> **Supplied information**
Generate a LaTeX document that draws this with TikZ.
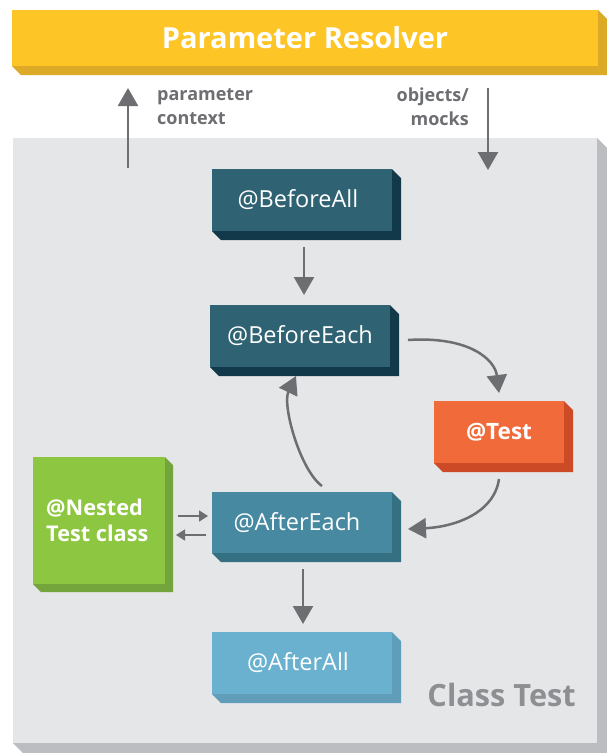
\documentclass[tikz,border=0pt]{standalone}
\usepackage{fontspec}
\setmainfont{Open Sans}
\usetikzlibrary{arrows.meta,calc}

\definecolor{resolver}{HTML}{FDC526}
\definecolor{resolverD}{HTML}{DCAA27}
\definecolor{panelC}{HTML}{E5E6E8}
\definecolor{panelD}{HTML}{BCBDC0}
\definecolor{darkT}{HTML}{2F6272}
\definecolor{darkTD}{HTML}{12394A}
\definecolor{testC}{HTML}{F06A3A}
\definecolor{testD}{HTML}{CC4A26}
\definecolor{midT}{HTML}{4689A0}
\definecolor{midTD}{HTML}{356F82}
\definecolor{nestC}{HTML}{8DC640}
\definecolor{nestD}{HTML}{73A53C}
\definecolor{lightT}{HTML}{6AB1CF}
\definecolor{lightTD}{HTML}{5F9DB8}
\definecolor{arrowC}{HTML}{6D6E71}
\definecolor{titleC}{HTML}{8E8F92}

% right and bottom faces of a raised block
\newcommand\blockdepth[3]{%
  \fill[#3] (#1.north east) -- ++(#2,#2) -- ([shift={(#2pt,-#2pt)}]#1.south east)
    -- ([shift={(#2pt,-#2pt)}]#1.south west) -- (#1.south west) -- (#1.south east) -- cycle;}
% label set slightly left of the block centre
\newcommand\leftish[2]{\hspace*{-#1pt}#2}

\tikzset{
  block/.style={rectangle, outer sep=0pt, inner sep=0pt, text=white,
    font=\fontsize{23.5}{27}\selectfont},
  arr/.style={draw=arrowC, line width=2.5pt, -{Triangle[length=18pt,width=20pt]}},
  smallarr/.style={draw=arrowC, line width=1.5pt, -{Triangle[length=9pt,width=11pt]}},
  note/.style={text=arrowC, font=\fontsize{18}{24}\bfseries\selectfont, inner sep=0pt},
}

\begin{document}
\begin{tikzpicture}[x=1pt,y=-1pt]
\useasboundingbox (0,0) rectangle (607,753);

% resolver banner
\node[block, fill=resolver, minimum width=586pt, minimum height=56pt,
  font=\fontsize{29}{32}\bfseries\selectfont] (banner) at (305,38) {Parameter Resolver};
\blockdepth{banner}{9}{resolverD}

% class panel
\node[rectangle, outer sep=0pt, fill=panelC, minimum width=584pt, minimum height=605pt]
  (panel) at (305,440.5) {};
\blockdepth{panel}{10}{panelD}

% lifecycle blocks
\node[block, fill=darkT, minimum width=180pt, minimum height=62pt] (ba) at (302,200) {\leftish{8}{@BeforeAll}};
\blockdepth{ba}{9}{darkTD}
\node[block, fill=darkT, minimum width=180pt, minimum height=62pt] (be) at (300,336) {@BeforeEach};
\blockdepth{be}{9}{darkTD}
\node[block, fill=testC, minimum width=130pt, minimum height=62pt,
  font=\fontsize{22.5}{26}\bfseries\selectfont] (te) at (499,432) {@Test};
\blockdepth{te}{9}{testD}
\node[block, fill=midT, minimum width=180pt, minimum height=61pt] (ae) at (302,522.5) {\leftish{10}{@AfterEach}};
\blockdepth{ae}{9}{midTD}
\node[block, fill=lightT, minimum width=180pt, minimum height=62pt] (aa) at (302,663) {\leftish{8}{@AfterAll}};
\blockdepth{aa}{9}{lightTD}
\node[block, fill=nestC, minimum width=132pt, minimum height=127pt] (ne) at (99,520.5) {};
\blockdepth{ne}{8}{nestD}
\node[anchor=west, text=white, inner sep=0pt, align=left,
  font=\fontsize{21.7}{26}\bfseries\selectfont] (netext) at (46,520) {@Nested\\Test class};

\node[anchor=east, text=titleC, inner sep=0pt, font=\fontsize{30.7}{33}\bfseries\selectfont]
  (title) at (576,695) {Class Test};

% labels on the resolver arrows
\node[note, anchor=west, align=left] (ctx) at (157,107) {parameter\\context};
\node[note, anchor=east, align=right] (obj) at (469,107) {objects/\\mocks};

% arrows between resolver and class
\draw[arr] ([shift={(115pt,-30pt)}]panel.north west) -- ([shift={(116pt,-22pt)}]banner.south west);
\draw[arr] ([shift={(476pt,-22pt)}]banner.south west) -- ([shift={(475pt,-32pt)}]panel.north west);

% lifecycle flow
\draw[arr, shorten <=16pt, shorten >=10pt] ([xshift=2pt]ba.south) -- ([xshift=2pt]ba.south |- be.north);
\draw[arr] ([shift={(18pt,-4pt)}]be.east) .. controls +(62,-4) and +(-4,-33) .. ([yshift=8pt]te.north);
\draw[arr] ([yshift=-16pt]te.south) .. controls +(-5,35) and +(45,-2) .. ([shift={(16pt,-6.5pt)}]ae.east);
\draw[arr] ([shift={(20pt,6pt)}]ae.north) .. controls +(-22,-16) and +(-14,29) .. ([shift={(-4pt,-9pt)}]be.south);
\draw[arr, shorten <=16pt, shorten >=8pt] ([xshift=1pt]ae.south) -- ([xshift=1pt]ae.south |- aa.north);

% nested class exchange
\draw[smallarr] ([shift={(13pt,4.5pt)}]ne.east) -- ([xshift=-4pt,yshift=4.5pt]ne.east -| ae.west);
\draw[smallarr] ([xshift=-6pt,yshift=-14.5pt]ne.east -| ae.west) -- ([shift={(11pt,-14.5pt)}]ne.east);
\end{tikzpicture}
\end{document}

> **Direction**
Write the listing above out again exactly, dropping each image.

> **Result of this exercise**
Generate a LaTeX document that draws this with TikZ.
\documentclass[tikz,border=0pt]{standalone}
\usepackage{fontspec}
\setmainfont{Open Sans}
\usetikzlibrary{arrows.meta,calc}

\definecolor{resolver}{HTML}{FDC526}
\definecolor{resolverD}{HTML}{DCAA27}
\definecolor{panelC}{HTML}{E5E6E8}
\definecolor{panelD}{HTML}{BCBDC0}
\definecolor{darkT}{HTML}{2F6272}
\definecolor{darkTD}{HTML}{12394A}
\definecolor{testC}{HTML}{F06A3A}
\definecolor{testD}{HTML}{CC4A26}
\definecolor{midT}{HTML}{4689A0}
\definecolor{midTD}{HTML}{356F82}
\definecolor{nestC}{HTML}{8DC640}
\definecolor{nestD}{HTML}{73A53C}
\definecolor{lightT}{HTML}{6AB1CF}
\definecolor{lightTD}{HTML}{5F9DB8}
\definecolor{arrowC}{HTML}{6D6E71}
\definecolor{titleC}{HTML}{8E8F92}

% right and bottom faces of a raised block
\newcommand\blockdepth[3]{%
  \fill[#3] (#1.north east) -- ++(#2,#2) -- ([shift={(#2pt,-#2pt)}]#1.south east)
    -- ([shift={(#2pt,-#2pt)}]#1.south west) -- (#1.south west) -- (#1.south east) -- cycle;}
% label set slightly left of the block centre
\newcommand\leftish[2]{\hspace*{-#1pt}#2}

\tikzset{
  block/.style={rectangle, outer sep=0pt, inner sep=0pt, text=white,
    font=\fontsize{23.5}{27}\selectfont},
  arr/.style={draw=arrowC, line width=2.5pt, -{Triangle[length=18pt,width=20pt]}},
  smallarr/.style={draw=arrowC, line width=1.5pt, -{Triangle[length=9pt,width=11pt]}},
  note/.style={text=arrowC, font=\fontsize{18}{24}\bfseries\selectfont, inner sep=0pt},
}

\begin{document}
\begin{tikzpicture}[x=1pt,y=-1pt]
\useasboundingbox (0,0) rectangle (607,753);

% resolver banner
\node[block, fill=resolver, minimum width=586pt, minimum height=56pt,
  font=\fontsize{29}{32}\bfseries\selectfont] (banner) at (305,38) {Parameter Resolver};
\blockdepth{banner}{9}{resolverD}

% class panel
\node[rectangle, outer sep=0pt, fill=panelC, minimum width=584pt, minimum height=605pt]
  (panel) at (305,440.5) {};
\blockdepth{panel}{10}{panelD}

% lifecycle blocks
\node[block, fill=darkT, minimum width=180pt, minimum height=62pt] (ba) at (302,200) {\leftish{8}{@BeforeAll}};
\blockdepth{ba}{9}{darkTD}
\node[block, fill=darkT, minimum width=180pt, minimum height=62pt] (be) at (300,336) {@BeforeEach};
\blockdepth{be}{9}{darkTD}
\node[block, fill=testC, minimum width=130pt, minimum height=62pt,
  font=\fontsize{22.5}{26}\bfseries\selectfont] (te) at (499,432) {@Test};
\blockdepth{te}{9}{testD}
\node[block, fill=midT, minimum width=180pt, minimum height=61pt] (ae) at (302,522.5) {\leftish{10}{@AfterEach}};
\blockdepth{ae}{9}{midTD}
\node[block, fill=lightT, minimum width=180pt, minimum height=62pt] (aa) at (302,663) {\leftish{8}{@AfterAll}};
\blockdepth{aa}{9}{lightTD}
\node[block, fill=nestC, minimum width=132pt, minimum height=127pt] (ne) at (99,520.5) {};
\blockdepth{ne}{8}{nestD}
\node[anchor=west, text=white, inner sep=0pt, align=left,
  font=\fontsize{21.7}{26}\bfseries\selectfont] (netext) at (46,520) {@Nested\\Test class};

\node[anchor=east, text=titleC, inner sep=0pt, font=\fontsize{30.7}{33}\bfseries\selectfont]
  (title) at (576,695) {Class Test};

% labels on the resolver arrows
\node[note, anchor=west, align=left] (ctx) at (157,107) {parameter\\context};
\node[note, anchor=east, align=right] (obj) at (469,107) {objects/\\mocks};

% arrows between resolver and class
\draw[arr] ([shift={(115pt,-30pt)}]panel.north west) -- ([shift={(116pt,-22pt)}]banner.south west);
\draw[arr] ([shift={(476pt,-22pt)}]banner.south west) -- ([shift={(475pt,-32pt)}]panel.north west);

% lifecycle flow
\draw[arr, shorten <=16pt, shorten >=10pt] ([xshift=2pt]ba.south) -- ([xshift=2pt]ba.south |- be.north);
\draw[arr] ([shift={(18pt,-4pt)}]be.east) .. controls +(62,-4) and +(-4,-33) .. ([yshift=8pt]te.north);
\draw[arr] ([yshift=-16pt]te.south) .. controls +(-5,35) and +(45,-2) .. ([shift={(16pt,-6.5pt)}]ae.east);
\draw[arr] ([shift={(20pt,6pt)}]ae.north) .. controls +(-22,-16) and +(-14,29) .. ([shift={(-4pt,-9pt)}]be.south);
\draw[arr, shorten <=16pt, shorten >=8pt] ([xshift=1pt]ae.south) -- ([xshift=1pt]ae.south |- aa.north);

% nested class exchange
\draw[smallarr] ([shift={(13pt,4.5pt)}]ne.east) -- ([xshift=-4pt,yshift=4.5pt]ne.east -| ae.west);
\draw[smallarr] ([xshift=-6pt,yshift=-14.5pt]ne.east -| ae.west) -- ([shift={(11pt,-14.5pt)}]ne.east);
\end{tikzpicture}
\end{document}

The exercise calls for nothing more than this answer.